There are certainly two things that you should know about tangent lines:

• They're graphs of linear functions, and
• They do the best job of approximating a function at the point of tangency of any other linear function.

Tangent lines are generalized by Taylor Series as Approximations.

## The Math

If we want the tangent line at the point (a,f(a)), it's the graph of $L(x)=f(a)+f^\prime(a)(x-a)$

This makes perfect sense, showing that L(x) matches f(x) in terms of both the function values and derivatives at x = a: $\begin{cases} L(a)=f(a)+f^\prime(a)(a-a)=f(a) \\ L^\prime(a) = \left( f(a)+f^\prime(a)(x-a) \right)^\prime |_{x=a} = f^\prime(a) \end{cases}$

## Application: Newton's Method

One of the most important applications of the linearization $\left.L(x)\right.$ is in root-finding: that is, finding zeros of a non-linear function.

Given function $\left.f(x)\right.$, and a guess for a root $\left.x_0\right.$. We would first check to see if $\left.f(x_0)=0\right.$. If it is, we're done; otherwise, we might try to improve the guess. How so?

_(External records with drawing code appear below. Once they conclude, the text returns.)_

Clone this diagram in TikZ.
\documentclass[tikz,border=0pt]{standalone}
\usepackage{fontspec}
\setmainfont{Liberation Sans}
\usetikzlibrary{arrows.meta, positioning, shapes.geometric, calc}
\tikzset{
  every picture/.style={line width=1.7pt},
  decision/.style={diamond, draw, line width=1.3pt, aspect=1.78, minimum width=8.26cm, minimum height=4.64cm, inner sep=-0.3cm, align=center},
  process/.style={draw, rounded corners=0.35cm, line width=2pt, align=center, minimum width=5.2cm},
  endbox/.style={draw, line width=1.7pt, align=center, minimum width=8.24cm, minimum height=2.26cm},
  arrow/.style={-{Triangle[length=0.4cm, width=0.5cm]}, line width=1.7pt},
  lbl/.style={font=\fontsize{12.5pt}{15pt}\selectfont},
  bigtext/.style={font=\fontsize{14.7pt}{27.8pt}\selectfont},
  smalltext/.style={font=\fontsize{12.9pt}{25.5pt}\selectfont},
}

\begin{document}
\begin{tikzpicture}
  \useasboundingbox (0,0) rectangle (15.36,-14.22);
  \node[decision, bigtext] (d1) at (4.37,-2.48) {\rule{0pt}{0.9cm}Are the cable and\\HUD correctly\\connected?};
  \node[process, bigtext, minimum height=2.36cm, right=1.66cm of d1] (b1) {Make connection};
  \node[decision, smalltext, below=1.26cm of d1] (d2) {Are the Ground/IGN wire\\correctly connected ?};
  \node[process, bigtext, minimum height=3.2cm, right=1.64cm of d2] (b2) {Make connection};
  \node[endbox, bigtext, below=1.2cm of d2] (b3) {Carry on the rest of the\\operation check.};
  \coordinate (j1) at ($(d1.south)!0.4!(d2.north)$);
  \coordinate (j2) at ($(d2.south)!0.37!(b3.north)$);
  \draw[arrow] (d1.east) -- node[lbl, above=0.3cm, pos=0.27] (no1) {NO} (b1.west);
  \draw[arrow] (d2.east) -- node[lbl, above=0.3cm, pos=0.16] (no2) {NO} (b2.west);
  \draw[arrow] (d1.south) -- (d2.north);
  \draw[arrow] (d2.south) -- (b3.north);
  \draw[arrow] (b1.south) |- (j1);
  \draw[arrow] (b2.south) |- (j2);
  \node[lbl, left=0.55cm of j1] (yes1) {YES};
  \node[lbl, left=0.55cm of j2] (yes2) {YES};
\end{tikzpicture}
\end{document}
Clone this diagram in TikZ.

Use the linearization $L(x)=f(x_0)+f^\prime(x_0)(x-x_0)$, and find a zero of it: $L(x)=f(x_0)+f^\prime(x_0)(x-x_0)=0 \implies x=x_0-\frac{f(x_0)}{f^\prime(x_0)}$

This is Newton's method, an iterative scheme for improving the approximation of a root: we need a good approximation for the root, $\left.x=x_0\right.$, and then $x_1=x_0-\frac{f(x_0)}{f^\prime(x_0)}$

Then we compute $x_2=x_1-\frac{f(x_1)}{f^\prime(x_1)}$

and so on, computing a sequence which we hope will converge on the true root $\left.x=r\right.$.

### For example:

• Let $f(x)=\sqrt{x}-x$; then $f^\prime(x)=\frac{1}{2}x^{-1/2}-1$
• Guess: $\left.x_0=4\right.$ (pretty bad guess!)
• Improved guess: $x_1=4-\frac{2-4}{\frac{1}{4}-1}=4-8/3=4/3$
• Now do it again! After another go, $x_2 \approx 1.0182772543872314$
• Once more: $x_3 \approx 1.0000812810399125$
• Once more: $x_4 \approx 1.0000000016514505$
• Once more: $x_5 \approx 1.0$.

We check, and find that $\left.f(1)=0\right.$ -- egads, we've found one! We've found a root: $\left.r=1\right.$  Wish I'd started here: x3 = 1.00000000165. I would have saved myself three steps!

It's like a miracle... but it's just mathematics!